§ Exercise goal: Hand back each line, unchanged, from the top down to the line where "from bokeh.resources import INLINE" sits.

§ Supplied data:
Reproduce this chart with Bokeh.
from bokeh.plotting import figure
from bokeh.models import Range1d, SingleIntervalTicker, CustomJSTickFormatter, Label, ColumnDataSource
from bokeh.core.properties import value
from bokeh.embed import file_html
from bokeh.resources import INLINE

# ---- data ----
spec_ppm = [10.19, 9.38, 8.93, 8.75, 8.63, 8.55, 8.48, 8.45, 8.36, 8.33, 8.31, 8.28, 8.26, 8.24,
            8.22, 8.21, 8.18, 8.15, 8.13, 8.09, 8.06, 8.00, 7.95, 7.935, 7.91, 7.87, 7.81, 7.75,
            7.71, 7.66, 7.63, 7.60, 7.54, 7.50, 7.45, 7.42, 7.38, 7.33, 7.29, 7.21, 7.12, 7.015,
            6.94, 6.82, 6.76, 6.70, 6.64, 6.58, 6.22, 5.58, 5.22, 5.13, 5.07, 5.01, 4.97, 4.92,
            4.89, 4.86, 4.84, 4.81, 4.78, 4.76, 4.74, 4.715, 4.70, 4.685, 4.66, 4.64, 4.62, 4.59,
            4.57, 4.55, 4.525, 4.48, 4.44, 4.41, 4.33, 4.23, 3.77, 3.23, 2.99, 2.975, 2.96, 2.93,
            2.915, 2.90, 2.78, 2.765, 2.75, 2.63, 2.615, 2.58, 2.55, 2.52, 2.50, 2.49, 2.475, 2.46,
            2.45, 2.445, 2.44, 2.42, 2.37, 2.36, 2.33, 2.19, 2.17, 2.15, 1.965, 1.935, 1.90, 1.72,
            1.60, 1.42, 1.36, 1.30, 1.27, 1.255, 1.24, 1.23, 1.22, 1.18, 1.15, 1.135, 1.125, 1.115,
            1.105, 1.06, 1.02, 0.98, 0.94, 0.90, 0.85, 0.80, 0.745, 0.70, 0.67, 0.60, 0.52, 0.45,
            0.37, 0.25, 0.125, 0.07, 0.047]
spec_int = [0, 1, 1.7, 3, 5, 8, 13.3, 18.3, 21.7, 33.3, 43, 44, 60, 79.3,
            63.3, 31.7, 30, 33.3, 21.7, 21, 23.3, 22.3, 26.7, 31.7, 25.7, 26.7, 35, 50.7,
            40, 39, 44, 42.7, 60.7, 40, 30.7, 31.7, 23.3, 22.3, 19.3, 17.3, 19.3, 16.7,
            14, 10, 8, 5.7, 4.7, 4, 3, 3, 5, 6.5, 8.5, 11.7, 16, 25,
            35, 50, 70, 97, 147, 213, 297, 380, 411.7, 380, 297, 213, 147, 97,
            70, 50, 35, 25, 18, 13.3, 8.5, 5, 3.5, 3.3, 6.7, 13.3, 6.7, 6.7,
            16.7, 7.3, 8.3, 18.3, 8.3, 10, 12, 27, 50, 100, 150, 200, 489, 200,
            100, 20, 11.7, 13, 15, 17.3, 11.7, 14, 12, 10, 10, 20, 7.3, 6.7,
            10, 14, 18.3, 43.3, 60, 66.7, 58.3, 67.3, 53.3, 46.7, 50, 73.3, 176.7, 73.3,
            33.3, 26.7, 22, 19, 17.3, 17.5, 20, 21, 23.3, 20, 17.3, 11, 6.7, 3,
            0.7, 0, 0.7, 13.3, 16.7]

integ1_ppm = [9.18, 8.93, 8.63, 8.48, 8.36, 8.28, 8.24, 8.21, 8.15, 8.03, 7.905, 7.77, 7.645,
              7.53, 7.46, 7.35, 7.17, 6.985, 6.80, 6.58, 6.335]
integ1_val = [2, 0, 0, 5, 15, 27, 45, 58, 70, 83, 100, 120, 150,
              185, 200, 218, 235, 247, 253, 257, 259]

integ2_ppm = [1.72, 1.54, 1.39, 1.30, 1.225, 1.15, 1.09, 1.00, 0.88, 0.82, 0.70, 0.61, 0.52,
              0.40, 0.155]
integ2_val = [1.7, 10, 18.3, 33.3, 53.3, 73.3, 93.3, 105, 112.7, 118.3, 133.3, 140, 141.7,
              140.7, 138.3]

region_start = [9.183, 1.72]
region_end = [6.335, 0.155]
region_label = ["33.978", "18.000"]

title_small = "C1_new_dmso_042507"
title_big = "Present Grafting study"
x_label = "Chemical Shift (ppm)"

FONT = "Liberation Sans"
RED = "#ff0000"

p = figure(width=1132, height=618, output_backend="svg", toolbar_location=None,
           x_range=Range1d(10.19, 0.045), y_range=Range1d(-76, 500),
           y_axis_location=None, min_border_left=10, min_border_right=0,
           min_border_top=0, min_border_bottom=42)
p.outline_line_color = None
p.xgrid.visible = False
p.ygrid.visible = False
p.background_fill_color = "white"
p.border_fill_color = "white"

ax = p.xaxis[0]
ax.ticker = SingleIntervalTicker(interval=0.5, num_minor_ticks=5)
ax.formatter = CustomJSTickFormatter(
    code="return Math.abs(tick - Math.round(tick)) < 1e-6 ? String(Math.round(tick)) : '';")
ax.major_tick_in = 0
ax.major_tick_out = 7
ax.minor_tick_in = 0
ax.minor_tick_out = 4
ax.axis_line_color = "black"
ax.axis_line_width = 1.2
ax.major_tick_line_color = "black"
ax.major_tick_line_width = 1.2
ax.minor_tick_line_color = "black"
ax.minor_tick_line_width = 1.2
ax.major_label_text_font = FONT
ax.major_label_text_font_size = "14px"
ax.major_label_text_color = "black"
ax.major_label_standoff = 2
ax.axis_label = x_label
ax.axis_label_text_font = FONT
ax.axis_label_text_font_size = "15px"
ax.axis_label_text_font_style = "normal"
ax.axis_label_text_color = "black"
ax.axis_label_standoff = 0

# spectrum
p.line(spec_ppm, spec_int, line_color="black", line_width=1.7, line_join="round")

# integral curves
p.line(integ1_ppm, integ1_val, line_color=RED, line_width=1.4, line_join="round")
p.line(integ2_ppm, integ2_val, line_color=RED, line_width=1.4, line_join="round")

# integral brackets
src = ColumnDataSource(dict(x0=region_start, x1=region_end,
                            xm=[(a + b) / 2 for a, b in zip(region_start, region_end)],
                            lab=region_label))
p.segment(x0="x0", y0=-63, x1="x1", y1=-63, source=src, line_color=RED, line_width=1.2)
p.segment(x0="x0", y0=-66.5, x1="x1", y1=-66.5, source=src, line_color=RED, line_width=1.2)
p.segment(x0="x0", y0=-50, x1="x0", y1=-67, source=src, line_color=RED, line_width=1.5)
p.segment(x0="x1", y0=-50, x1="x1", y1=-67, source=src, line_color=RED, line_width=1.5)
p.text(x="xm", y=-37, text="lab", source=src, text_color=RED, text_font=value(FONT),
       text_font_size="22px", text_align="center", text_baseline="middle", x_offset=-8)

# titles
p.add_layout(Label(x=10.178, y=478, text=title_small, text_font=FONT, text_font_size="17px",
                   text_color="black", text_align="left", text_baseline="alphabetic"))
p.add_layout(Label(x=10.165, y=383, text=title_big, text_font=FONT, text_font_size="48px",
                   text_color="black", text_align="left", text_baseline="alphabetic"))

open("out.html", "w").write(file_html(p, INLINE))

§ Answer to this problem:
Reproduce this chart with Bokeh.
from bokeh.plotting import figure
from bokeh.models import Range1d, SingleIntervalTicker, CustomJSTickFormatter, Label, ColumnDataSource
from bokeh.core.properties import value
from bokeh.embed import file_html
from bokeh.resources import INLINE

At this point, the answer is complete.